Bir kimlik kargaşasıdır gidiyor ülkemizde. Herkes isminin önüne ya da sonuna bir şeyler eklenmesinin derdinde. Bir grupla anılmak, iyi geliyor kimimize. Güvende hissediyoruzdur kendimizi, belki de...
"Muhafazakârlaşmak" iddasında olanların ciddi bir kısmı, neyi muhafazaka ettiklerinin farkında değil. Tabi, neleri muhafaza edemediklerinin de.
Bir dönem Yeşilçam filmlerinde, dindarları olumsuz karakter olarak gösterirlerdi. Yüzünde meymenet olmayan somurtkan imamlar ve kiracısına zulmeden ev sahibi hacı amcalar baş göstermekteydi.Bu filmlerde amaç belliydi. Milleti dinden uzaklaştırma gayreti içerisindelerdi.
Aklı başında hiç bir insan bu filmlere kanarak dinden uzaklaşmadı.
Peki ya şimdi?
Başörtüsü mücadelesi ne için verilmişti?
İmam hatiplerin önünü açmak da amaç neydi?
Eğitim kurumlarında ve iş yerlerinde açılan mescitlere yeterince rağbet edildi mi?
Yoksa her şey imkansızken mi güzeldi?
Acaba bazı şeyler uzaktayken mi kıymetliydi?

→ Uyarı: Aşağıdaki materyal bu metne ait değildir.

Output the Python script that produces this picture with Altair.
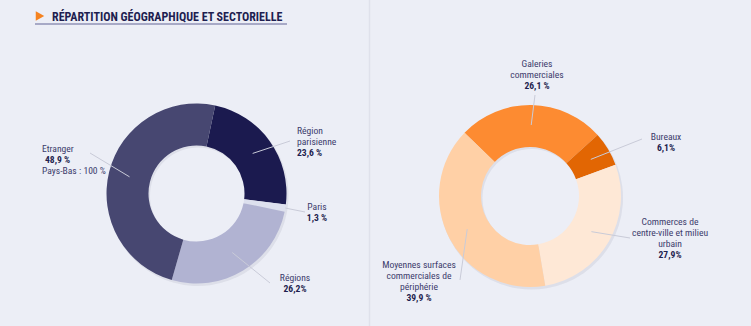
import math
import altair as alt
import pandas as pd

# ---------------- data ----------------
title_text = "RÉPARTITION GÉOGRAPHIQUE ET SECTORIELLE"

geo_labels = ["Région parisienne", "Paris", "Régions", "Etranger"]
geo_values = [23.6, 1.3, 26.2, 48.9]
geo_value_text = ["23,6 %", "1,3 %", "26,2%", "48,9 %"]
geo_name_lines = [["Région", "parisienne"], ["Paris"], ["Régions"], ["Etranger"]]
geo_extra = ["", "", "", "Pays-Bas : 100 %"]

sect_labels = ["Galeries commerciales", "Bureaux",
               "Commerces de centre-ville et milieu urbain",
               "Moyennes surfaces commerciales de périphérie"]
sect_values = [26.1, 6.1, 27.9, 39.9]
sect_value_text = ["26,1 %", "6,1%", "27,9%", "39,9 %"]
sect_name_lines = [["Galeries", "commerciales"], ["Bureaux"],
                   ["Commerces de", "centre-ville et milieu", "urbain"],
                   ["Moyennes surfaces", "commerciales de", "périphérie"]]
sect_extra = ["", "", "", ""]

# ---------------- styles / layout ----------------
W, H = 751, 326
BG = "#eceef6"
FONT = "Roboto Condensed, Liberation Sans Narrow, sans-serif"
NAME_COLOR = "#3c3c6c"
VALUE_COLOR = "#1f1f4f"
LEADER = "#c9cbd8"
FS = 9.6

geo_colors = ["#1b1a4f", "#dde0ee", "#b1b3d2", "#474771"]
sect_colors = ["#fd8b31", "#e26603", "#fee8d6", "#ffd0a6"]

LEFT = dict(cx=196.5, cy=193.5, r_out=90, r_in=48, start=12)
RIGHT = dict(cx=530, cy=196, r_out=91, r_in=49, start=314)

# leader line: (radius of start point, end point) and label block (x, y first line, align, value dx)
geo_leader = [(69, 290, 141), (90, 305, 212), (69, 270, 283), (69, 90, 153)]
geo_block = [(297, 131, "left", 0), (317, 207, "center", 0),
             (295, 278, "center", 0), (42, 149, "left", 3)]
sect_leader = [(71, 535, 95), (71, 642, 139), (71, 630, 238), (71, 460, 280)]
sect_block = [(537, 64, "center", 0), (666, 137, "center", 0),
              (670, 222, "center", 0), (419, 265, "center", 0)]
LINE_H = 11


def donut(labels, values, colors, g):
    df = pd.DataFrame({"cat": labels, "val": values, "ord": list(range(len(values)))})
    s = math.radians(g["start"])
    theta = alt.Theta("val:Q", stack=True,
                      scale=alt.Scale(domain=[0, sum(values)], range=[s, s + 2 * math.pi]))
    shadow = alt.Chart(df).mark_arc(radius=g["r_out"] + 0.5, radius2=g["r_in"],
                                    color="#70728a", opacity=0.12).encode(
        theta=theta, order=alt.Order("ord:Q"),
        x=alt.value(g["cx"] + 1.5), y=alt.value(g["cy"] + 2))
    ring = alt.Chart(df).mark_arc(radius=g["r_out"], radius2=g["r_in"]).encode(
        theta=theta, order=alt.Order("ord:Q"),
        color=alt.Color("cat:N", scale=alt.Scale(domain=labels, range=colors), legend=None),
        x=alt.value(g["cx"]), y=alt.value(g["cy"]))
    return shadow, ring


def leaders(values, g, spec):
    total = sum(values)
    rows, cum = [], 0.0
    for v, (r, ex, ey) in zip(values, spec):
        mid = math.radians(g["start"] + 360 * (cum + v / 2) / total)
        cum += v
        rows.append({"x": g["cx"] + r * math.sin(mid), "y": g["cy"] - r * math.cos(mid),
                     "x2": ex, "y2": ey})
    return rows


def label_rows(name_lines, value_text, extra, blocks):
    rows = []
    for names, vt, ex, (bx, by, al, vdx) in zip(name_lines, value_text, extra, blocks):
        y = by
        for n in names:
            rows.append({"t": n, "x": bx, "y": y, "al": al, "w": "normal"})
            y += LINE_H
        rows.append({"t": vt, "x": bx + vdx, "y": y, "al": al, "w": "bold"})
        y += LINE_H
        if ex:
            rows.append({"t": ex, "x": bx, "y": y, "al": al, "w": "normal"})
    return rows


sh_l, ring_l = donut(geo_labels, geo_values, geo_colors, LEFT)
sh_r, ring_r = donut(sect_labels, sect_values, sect_colors, RIGHT)

lead_df = pd.DataFrame(leaders(geo_values, LEFT, geo_leader) +
                       leaders(sect_values, RIGHT, sect_leader))
lead = alt.Chart(lead_df).mark_rule(color=LEADER, strokeWidth=1).encode(
    x=alt.X("x:Q", scale=None), y=alt.Y("y:Q", scale=None),
    x2="x2:Q", y2="y2:Q")

lab_df = pd.DataFrame(label_rows(geo_name_lines, geo_value_text, geo_extra, geo_block) +
                      label_rows(sect_name_lines, sect_value_text, sect_extra, sect_block))

text_layers = []
for al in ["left", "center"]:
    for w in ["normal", "bold"]:
        sub = lab_df[(lab_df.al == al) & (lab_df.w == w)]
        if len(sub) == 0:
            continue
        text_layers.append(alt.Chart(sub).mark_text(
            align=al, baseline="middle", font=FONT, fontSize=FS, fontWeight=w,
            color=VALUE_COLOR if w == "bold" else NAME_COLOR).encode(
            x=alt.X("x:Q", scale=None), y=alt.Y("y:Q", scale=None), text="t:N"))

# title decorations
base = alt.Chart(pd.DataFrame({"t": [title_text]}))
tri = base.mark_point(shape="triangle-right", filled=True, color="#f5821f",
                      opacity=1, size=95).encode(x=alt.value(40), y=alt.value(16))
title = base.mark_text(align="left", baseline="middle", font=FONT, fontSize=12,
                       fontWeight="bold", color="#1e1e50").encode(
    x=alt.value(52), y=alt.value(16.5), text="t:N")
underline = base.mark_rule(color="#a7a9c6", strokeWidth=2).encode(
    x=alt.value(35), x2=alt.value(287), y=alt.value(24))
divider = base.mark_rule(color="#dfe1eb", strokeWidth=1.5).encode(
    x=alt.value(369.5), y=alt.value(0), y2=alt.value(H))

chart = alt.layer(divider, underline, tri, title, sh_l, ring_l, sh_r, ring_r, lead,
                  *text_layers).resolve_scale(
    theta="independent", color="independent"
).properties(
    width=W, height=H, padding=0, autosize=alt.AutoSizeParams(type="none"),
    background=BG
).configure_view(stroke=None)

chart.save("out.html", embed_options={"renderer": "svg", "actions": False})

Müslüman kelimesinin anlamı neydi?
Müslüman, bulunduğu yere huzur ve selamet getiren demekti. Müslüman, komşusunun kendisinden emin olduğu kişiydi. Müslüman dostu olan, kendisini güvende hissetmekteydi.
Müslüman, "bunlardan zarar gelmez, bunlar ile iş yapılır, bunlara kız verilir, bunlardan kız alınır" denilendi.
Geçen zamanda çok şeyler kaybettik dostlar, ama en acı olanı güvenimizi zedeledik.
Allah'ın rızasını bilmem kaçıncı plana ittik, ahireti erteleyip, dünyaya kilitlendik.
Yokluğun sınavından pekiyi aldık belki ama, varlığın sınavını ne yazık ki geçemedik.
Kendimiz şımardık yetmedi, bir de üstüne şımarık nesiller yetiştirdik.
Zarar vermedik değer bırakmadık, âlimlere laf etmeyi büyüklük saydık, gün geçtikçe itikadımızı sarstık, Kur'an ayetlerini ve Peygamber sözlerini bir kenara bıraktık, her televizyona çıkana "hoca" diye sarıldık.
Bir de üstüne kendimize "muhafazakâr" diye isim taktık.
Belki de müslümanlığı beceremediğimiz için, muhafazakârlık kelimesinin arkasına sığındık.
Bir çok güzel geleneği, alışkanlığı, inceliği hunharca harcadık.
Bayramları artık tatil olarak görmeye başladık.
Nezaketi, tatlı dili zayıflık saydık, kabalık yapanları övgüyle andık.
Haramı yaygınlaştıranları alkışladık, helalden taviz vermeyenlere şaşırdık kaldık.
Sahi ya, acaba geride "muhafaza" edecek daha ne bıraktık?